- Jakismani Monastery

Religion
- Affiliation: Georgian Orthodox Church
- Status: Active

Location
- Location: Akhaltsikhe Municipality, Samtskhe-Javakheti, Georgia
- Coordinates: 41°31′05″N 42°49′15″E﻿ / ﻿41.518162°N 42.820829°E

Architecture
- Type: Georgian; Monastery

= Jakismani Monastery =

Medieval monastic Georgian church

The Jakismani monastery (ჯაყისმანის მონასტერი, jak'ismanis monasteri, also spelled Jaqismani) is a medieval monastic church in Georgia, some 20 km southwest of the town of Vale, Akhaltsikhe Municipality, Samtskhe-Javakheti region. It was repopulated by monks in 2010. The name "Jakismani" is a corruption of the Georgian "Jakisubani" (ჯაყისუბანი), "a district of Jaki".

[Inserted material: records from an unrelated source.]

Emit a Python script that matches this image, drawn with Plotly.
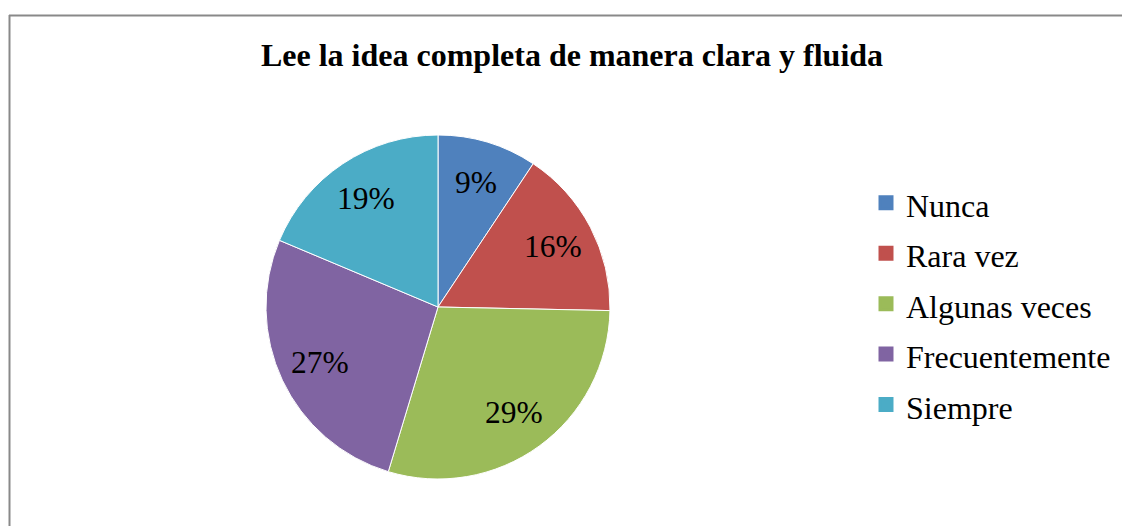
import math
import plotly.graph_objects as go

W, H = 1122, 526

categories = ["Nunca", "Rara vez", "Algunas veces", "Frecuentemente", "Siempre"]
values = [7, 12, 22, 20, 14]  # counts (n = 75) -> 9%, 16%, 29%, 27%, 19%
colors = ["#4F81BD", "#C0504D", "#9BBB59", "#8064A2", "#4BACC6"]
title_text = "Lee la idea completa de manera clara y fluida"

# pie geometry (pixels)
CX, CY, R = 438, 307, 172
LABEL_FRAC = 0.755
LEG_FONT = 32


def px_x(x):
    return x / W


def px_y(y):
    return 1 - y / H


legend_labels = [f'<span style="font-size:{LEG_FONT}px">{c}</span>' for c in categories]

# legend-only pie hidden underneath the visible one (gives larger legend squares)
fig = go.Figure(go.Pie(
    labels=legend_labels,
    values=values,
    sort=False,
    direction="clockwise",
    rotation=0,
    marker=dict(colors=colors, line=dict(color=colors, width=3)),
    textinfo="none",
    domain=dict(x=[px_x(CX - R + 6), px_x(CX + R - 6)], y=[px_y(CY + R - 6), px_y(CY - R + 6)]),
    hoverinfo="skip",
    showlegend=True,
))

fig.add_trace(go.Pie(
    labels=legend_labels,
    values=values,
    sort=False,
    direction="clockwise",
    rotation=0,
    marker=dict(colors=colors, line=dict(color="white", width=1)),
    textinfo="none",
    domain=dict(x=[px_x(CX - R), px_x(CX + R)], y=[px_y(CY + R), px_y(CY - R)]),
    hovertext=categories,
    hoverinfo="text+percent",
    showlegend=False,
))

# data labels placed along each slice's mid-angle (Excel best-fit style)
total = sum(values)
cum = 0
for v in values:
    mid = 2 * math.pi * (cum + v / 2) / total
    cum += v
    lx = CX + LABEL_FRAC * R * math.sin(mid)
    ly = CY - LABEL_FRAC * R * math.cos(mid)
    fig.add_annotation(
        x=px_x(lx), y=px_y(ly), xref="paper", yref="paper",
        text=f"{round(100 * v / total)}%", showarrow=False,
        xanchor="center", yanchor="middle",
        font=dict(family="Liberation Serif", size=31.5, color="black"),
    )

fig.update_layout(
    width=W, height=H,
    margin=dict(l=0, r=0, t=0, b=0),
    paper_bgcolor="white",
    plot_bgcolor="white",
    title=dict(text="<b>" + title_text + "</b>", x=572 / W, xanchor="center",
               y=px_y(55), yanchor="middle",
               font=dict(family="Liberation Serif", size=32, color="black")),
    legend=dict(x=px_x(866), xanchor="left", y=px_y(172.5), yanchor="top",
                font=dict(family="Liberation Serif", size=36.5, color="black"),
                bgcolor="rgba(0,0,0,0)"),
    showlegend=True,
)

fig.add_shape(type="line", xref="paper", yref="paper",
              x0=px_x(9), x1=1.0, y0=px_y(15.5), y1=px_y(15.5),
              line=dict(color="#898989", width=2))
fig.add_shape(type="line", xref="paper", yref="paper",
              x0=px_x(9.5), x1=px_x(9.5), y0=px_y(15), y1=0,
              line=dict(color="#898989", width=2))

fig.write_html("out.html",
               config={"displayModeBar": False},
               post_script="document.body.style.margin='0';document.body.style.padding='0';document.body.style.overflow='hidden';")
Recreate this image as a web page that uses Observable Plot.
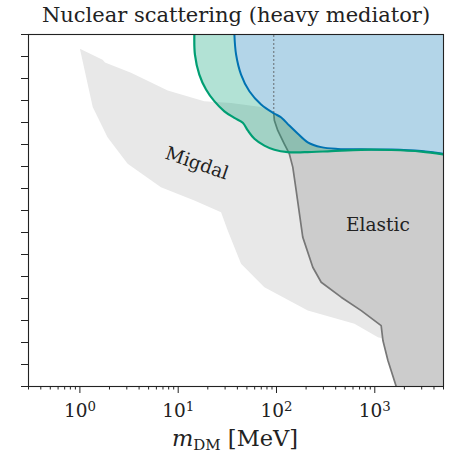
<!DOCTYPE html>
<html>
<head>
<meta charset="utf-8">
<script src="https://cdn.jsdelivr.net/npm/d3@7"></script>
<script src="https://cdn.jsdelivr.net/npm/@observablehq/plot@0.6"></script>
<style>
  html, body { margin: 0; padding: 0; background: #fff; }
  #chart svg { display: block; }
</style>
</head>
<body>
<div id="chart"></div>
<script>
// ---- text -----------------------------------------------------------------
const titleText = "Nuclear scattering (heavy mediator)";
const migdalLabel = "Migdal";
const elasticLabel = "Elastic";

// ---- axes -----------------------------------------------------------------
const xDomain = [0.3, 5000];          // DM mass [MeV]
const yDomain = [-44, -28];           // log10 of the cross section
const majorTicks = [1, 10, 100, 1000];
const minorTicks = [0.3, 0.4, 0.5, 0.6, 0.7, 0.8, 0.9,
                    2, 3, 4, 5, 6, 7, 8, 9,
                    20, 30, 40, 50, 60, 70, 80, 90,
                    200, 300, 400, 500, 600, 700, 800, 900,
                    2000, 3000, 4000, 5000];
const yTicks = [-44, -43, -42, -41, -40, -39, -38, -37, -36, -35, -34, -33, -32, -31, -30, -29, -28];

// ---- Migdal region (closed outline) ---------------------------------------
const migdalMass      = [1.0, 1.70, 1.80, 3.31, 7.82, 18.4, 34.5, 69.7, 93.8, 125, 225, 1469,
                         1210, 1076, 621, 208, 75.3, 43.6, 31.9, 27.3, 14.6, 6.68, 3.06, 1.91, 1.35];
const migdalLogSigma  = [-28.65, -29.15, -29.27, -29.74, -30.55, -31.03, -31.11, -31.30, -31.58, -32.59, -35.55, -41.45,
                         -41.82, -41.76, -41.15, -40.55, -39.49, -38.42, -36.91, -36.08, -35.55, -34.94, -33.88, -32.67, -31.30];

// ---- Elastic boundary -----------------------------------------------------
const elasticMass     = [93.8, 95.2, 103, 120, 135, 146.5, 158.5, 185, 234, 285, 455, 728, 1161, 1210, 1360, 1652];
const elasticLogSigma = [-31.58, -31.91, -32.36, -32.97, -33.42, -34.03, -35.09, -37.21, -38.58, -39.26,
                         -39.94, -40.55, -41.23, -41.91, -42.82, -44.0];

// ---- blue bound -----------------------------------------------------------
const blueMass        = [37.3, 38.8, 43.6, 53.0, 69.7, 93.8, 111, 135, 165, 208, 285, 421, 727, 1469, 2970, 5000];
const blueLogSigma    = [-28, -28.91, -29.82, -30.58, -31.18, -31.58, -31.76, -32.14, -32.51, -32.90,
                         -33.12, -33.20, -33.22, -33.23, -33.30, -33.42];

// ---- green bound ----------------------------------------------------------
const greenMass       = [14.6, 14.8, 16.4, 19.2, 23.3, 29.5, 37.3, 45.4, 51.0, 59.6, 75.3, 95.2,
                         130, 192, 360, 727, 1469, 2970, 5000];
const greenLogSigma   = [-28, -28.91, -29.82, -30.5, -31.03, -31.49, -31.79, -32.01, -32.36, -32.74,
                         -33.05, -33.24, -33.35, -33.35, -33.30, -33.24, -33.25, -33.32, -33.45];

// ---- reference mass (dotted marker) and label anchors ---------------------
const thresholdMass = 93.8;
const migdalLabelAt  = {m: 15.5, s: -33.86};
const elasticLabelAt = {m: 1076, s: -36.68};

// ---- colours --------------------------------------------------------------
const migdalFill  = "#e8e8e8";
const elasticFill = "#cccccc";
const elasticLine = "#777777";
const greenLine   = "#009e73";
const blueLine    = "#0072b2";
const blueFill    = "#b3d5e8";   // #0072b2 at 30% on white

// ---- tables ---------------------------------------------------------------
const pts = (ms, ss) => ms.map((m, i) => ({m, s: ss[i]}));
const migdal  = pts(migdalMass, migdalLogSigma);
const elastic = pts(elasticMass, elasticLogSigma);
const blue    = pts(blueMass, blueLogSigma);
const green   = pts(greenMass, greenLogSigma);
const elasticShape = [...elastic,
  {m: xDomain[1], s: yDomain[0]},
  {m: xDomain[1], s: elasticLogSigma[0]}];
const yTop = yDomain[1];

const serif = "DejaVu Serif";

const chart = Plot.plot({
  width: 462,
  height: 462,
  marginTop: 34,
  marginLeft: 28,
  marginRight: 19,
  marginBottom: 76,
  style: {fontFamily: serif, color: "#222", background: "#fff"},
  x: {type: "log", domain: xDomain, label: null},
  y: {type: "linear", domain: yDomain, label: null},
  marks: [
    Plot.line(migdal, {x: "m", y: "s", fill: migdalFill, stroke: "none", curve: "linear-closed", clip: true}),
    Plot.line(elasticShape, {x: "m", y: "s", fill: elasticFill, stroke: "none", curve: "linear-closed", clip: true}),
    Plot.line(elastic, {x: "m", y: "s", stroke: elasticLine, strokeWidth: 1.7, clip: true}),
    Plot.areaY(green, {x: "m", y1: "s", y2: () => yTop, fill: greenLine, fillOpacity: 0.3, curve: "catmull-rom", clip: true}),
    Plot.areaY(blue, {x: "m", y1: "s", y2: () => yTop, fill: blueFill, curve: "catmull-rom", clip: true}),
    Plot.ruleX([thresholdMass], {y1: elasticLogSigma[0], y2: yTop, stroke: "#555", strokeWidth: 1.1, strokeDasharray: "1.5,2.5"}),
    Plot.line(blue, {x: "m", y: "s", stroke: blueLine, strokeWidth: 2, curve: "catmull-rom", clip: true}),
    Plot.line(green, {x: "m", y: "s", stroke: greenLine, strokeWidth: 2.2, curve: "catmull-rom", clip: true}),
    Plot.text([migdalLabel], {x: () => migdalLabelAt.m, y: () => migdalLabelAt.s, text: d => d, rotate: 19,
      fontSize: 18.5, fill: "#222", fontFamily: serif}),
    Plot.text([elasticLabel], {x: () => elasticLabelAt.m, y: () => elasticLabelAt.s, text: d => d,
      fontSize: 18.5, fill: "#222", fontFamily: serif}),
    Plot.frame({stroke: "#222", strokeWidth: 1.1}),
    Plot.axisY(yTicks, {tickSize: 7, tickFormat: () => "", label: null, stroke: "#222"}),
    Plot.axisX(minorTicks, {tickSize: 3.5, tickFormat: () => "", label: null, stroke: "#222"}),
    Plot.axisX(majorTicks, {tickSize: 7, tickPadding: 10, fontSize: 18.5, label: null, stroke: "#222",
      tickFormat: d => `10^${Math.round(Math.log10(d))}`})
  ]
});

// Powers of ten as "10" with a raised exponent
chart.querySelectorAll("text").forEach(t => {
  const match = /^10\^(-?\d+)$/.exec(t.textContent);
  if (!match) return;
  t.textContent = "";
  const base = document.createElementNS("http://www.w3.org/2000/svg", "tspan");
  base.textContent = "10";
  const exp = document.createElementNS("http://www.w3.org/2000/svg", "tspan");
  exp.textContent = match[1];
  exp.setAttribute("dy", "-0.45em");
  exp.setAttribute("font-size", "72%");
  t.append(base, exp);
});

const svg = d3.select(chart);
svg.append("text")
  .attr("x", 236).attr("y", 22)
  .attr("text-anchor", "middle")
  .attr("font-family", serif).attr("font-size", 21).attr("fill", "#222")
  .text(titleText);

const xl = svg.append("text")
  .attr("x", 235).attr("y", 446)
  .attr("text-anchor", "middle")
  .attr("font-family", serif).attr("font-size", 22.5).attr("fill", "#222");
xl.append("tspan").attr("font-style", "italic").text("m");
xl.append("tspan").attr("font-size", 15).attr("dy", 4).text("DM");
xl.append("tspan").attr("dy", -4).text(" [MeV]");

document.getElementById("chart").append(chart);
</script>
</body>
</html>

The Jakismani monastery is located in the historical province of Samtskhe, within the Georgian-Turkish border zone. It is accessible through a poor road only after crossing the Georgian border checkpoint. The monastery consists of a main church, named after Resurrection, two small chapels (one of them possibly a pastophorium, i.e., a chamber to the side of the apse), and a ruined narthex. The main church is a refined hall church design, architecturally dated to the 9th or 10th century and stylistically resembling features of the churches in Javakheti and Tao-Klarjeti. Close to the monastery, in the Potskhovi valley, stand the ruins identified with the medieval Jaki castle, a possession of the Jakeli dynasty. In 2006, the Jakismani monastery was inscribed on the list of the Immovable Cultural Monuments of National Significance of Georgia.